The judges also performed poorly. They acted as conservative investors. They only picked businesses with mature business models that they could understand. How difficult is it to understand the business models of ‘Vac Pack Shack’ and the water bottle company? I guess, not too difficult. The judges of academic business plan competitions are meant to act as maverick, early stage, high risk investors. This helps to promote unconventional business ideas which otherwise would not get the required exposure. The judges acted in the exact opposite direction and this showed when they selected the winners. We were so disillusioned by this that we decided against entering ‘Joust’ which is the annual business plan competition. Our instincts were spot on as the ‘Vac Pack Shack’ went on to win the business plan competition.

As long as the judging focus for the UCF business plan competitions remains on very mature and easy to understand business models, like Vac Pack Shack, and winners are selected based on these criteria, UCF will never foster entrepreneurship in the S & T departments.

a) heavily market their competitions in the science and technology departments.
b) Make sure judges have necessary technology backgrounds.
c) develop strong relationships with local technology companies.
d) Make entrepreneurship seminars compulsory, much like technical EECS seminars.
e) Fund a student run technology entrepreneurship organization.

Can entrepreneurship be taught?

Before, answering the above question, let us try to answer another question, “Can you teach someone to fight for a cause?”.The answer, in my opinion, is big emphatic “No”. Who taught Mahatma Gandhi to fight for India’s Independence? I hope you agree with me when I say that no one really taught him to pick this cause and fight for it, unto death. Although, you can’t teach an individual to pick a cause and fight for it, you certainly can inspire him/her to do so.

I consider entrepreneurship to be a cause, a cause to solve a certain problem that you are passionate about,a cause to create jobs, a cause to create wealth, a cause to stimulate the economy.  Now, How do you teach students to take up this cause? Well, you can’t.Thus, in my opinion, entrepreneurship can never be taught in a traditional class setting. The entrepreneurship classes offered by most business schools can certainly teach some useful tools, but, an entrepreneur does not need them from the get go. He/She is better off learning them on demand.

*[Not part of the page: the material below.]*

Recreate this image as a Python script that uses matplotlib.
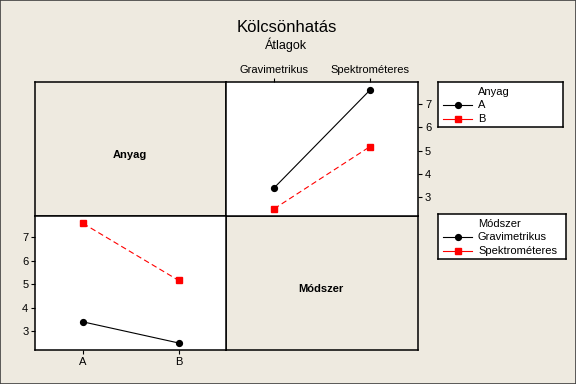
import matplotlib
matplotlib.use("Agg")
import matplotlib.pyplot as plt
from matplotlib.lines import Line2D
from matplotlib.patches import Rectangle

plt.rcParams['font.family'] = ['Liberation Sans', 'DejaVu Sans']

# Data: cell means (rows = Anyag, columns = Módszer)
anyag = ['A', 'B']
modszer = ['Gravimetrikus', 'Spektrométeres']
mean_A = [3.40, 7.60]   # Anyag A at Gravimetrikus, Spektrométeres
mean_B = [2.50, 5.17]   # Anyag B at Gravimetrikus, Spektrométeres
yticks = [3, 4, 5, 6, 7]

title = 'Kölcsönhatás'
subtitle = 'Átlagok'

BG = '#EEEAE0'
W, H = 576, 384
fig = plt.figure(figsize=(W / 100, H / 100), dpi=100, facecolor=BG)

def fx(px):
    return px / W

def fy(py):
    return 1 - py / H

L, M, R = 35.3, 226.3, 418.0
T, C, B = 82.3, 215.7, 350.0

styles = [dict(color='black', marker='o', markersize=4.2, linestyle='-', lw=0.8),
          dict(color='red', marker='s', markersize=4.8, linestyle=(0, (5, 3)), lw=0.8)]

ylim = (2.2, 7.93)
xlim = (-0.5, 1.5)

def make_ax(x0, y0, x1, y1, face):
    ax = fig.add_axes([fx(x0), fy(y1), fx(x1) - fx(x0), fy(y0) - fy(y1)])
    ax.set_facecolor(face)
    for s in ax.spines.values():
        s.set_linewidth(1.1)
        s.set_color('black')
    return ax

# top-left label panel
ax_tl = make_ax(L, T, M, C, BG)
ax_tl.set_xticks([]); ax_tl.set_yticks([])
fig.text(fx(129.5), fy(155), 'Anyag', ha='center', va='center',
         fontsize=8, fontweight='bold')

# bottom-right label panel
ax_br = make_ax(M, C, R, B, BG)
ax_br.set_xticks([]); ax_br.set_yticks([])
fig.text(fx(320.5), fy(289), 'Módszer', ha='center', va='center',
         fontsize=8, fontweight='bold')

# top-right: x = Módszer, lines = Anyag
ax_tr = make_ax(M, T, R, C, 'white')
xs = list(range(len(modszer)))
for vals, st in zip([mean_A, mean_B], styles):
    ax_tr.plot(xs, vals, **st)
ax_tr.set_xlim(*xlim); ax_tr.set_ylim(*ylim)
ax_tr.set_xticks(xs); ax_tr.set_xticklabels(modszer)
ax_tr.set_yticks(yticks)
ax_tr.xaxis.tick_top()
ax_tr.yaxis.tick_right()
ax_tr.tick_params(axis='both', labelsize=8, length=3, width=0.8, direction='out', pad=2)

# bottom-left: x = Anyag, lines = Módszer
ax_bl = make_ax(L, C, M, B, 'white')
xs2 = list(range(len(anyag)))
grav = [mean_A[0], mean_B[0]]
spek = [mean_A[1], mean_B[1]]
for vals, st in zip([grav, spek], styles):
    ax_bl.plot(xs2, vals, **st)
ax_bl.set_xlim(*xlim); ax_bl.set_ylim(*ylim)
ax_bl.set_xticks(xs2); ax_bl.set_xticklabels(anyag)
ax_bl.set_yticks(yticks)
ax_bl.tick_params(axis='both', labelsize=8, length=3, width=0.8, direction='out', pad=2)

# legends
def legend_box(x0, y0, x1, y1, ttl, labels):
    ax = make_ax(x0, y0, x1, y1, 'white')
    ax.set_xticks([]); ax.set_yticks([])
    ax.set_xlim(x0, x1); ax.set_ylim(y1, y0)
    ax.text(478, y0 + 10, ttl, ha='left', va='center', fontsize=8)
    for i, (lab, st) in enumerate(zip(labels, styles)):
        yy = y0 + 23 + i * 14
        ax.add_line(Line2D([443, 472], [yy, yy], color=st['color'], lw=st['lw']))
        ax.plot([457.5], [yy], color=st['color'], marker=st['marker'],
                markersize=st['markersize'], linestyle='none')
        ax.text(478, yy, lab, ha='left', va='center', fontsize=8)

legend_box(438, 82.3, 563, 127.3, 'Anyag', anyag)
legend_box(438, 214, 566, 259, 'Módszer', modszer)

fig.text(fx(286.5), fy(27.5), title, ha='center', va='center', fontsize=12)
fig.text(fx(286.5), fy(44.5), subtitle, ha='center', va='center', fontsize=9)

fig.patches.append(Rectangle((0, 0), 1, 1, transform=fig.transFigure, fill=False,
                             edgecolor='#404040', linewidth=1.2))

fig.savefig('out.png', dpi=100, facecolor=BG)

To create entrepreneurs, universities/colleges should brand entrepreneurship as a “cool” and “exciting” cause and inspire all of its students to be associated with it. They should create an agent on campus that continuously draws students to this cause and spreads the “entrepreneurship” message that

  1. It is “ok” to take high risks.
  2. It is “ok” to be overtly optimist.
  3. It is “ok” not to enter the traditional 9 to 5 workforce.

Also,one of the most effective ways of nurturing entrepreneurship on campus, is to hire faculties that are entrepreneurs and not just entrepreneurial.

In short, to create entrepreneurs, universities/colleges should stop teaching (it doesn’t work anyways) and start inspiring future entrepreneurs.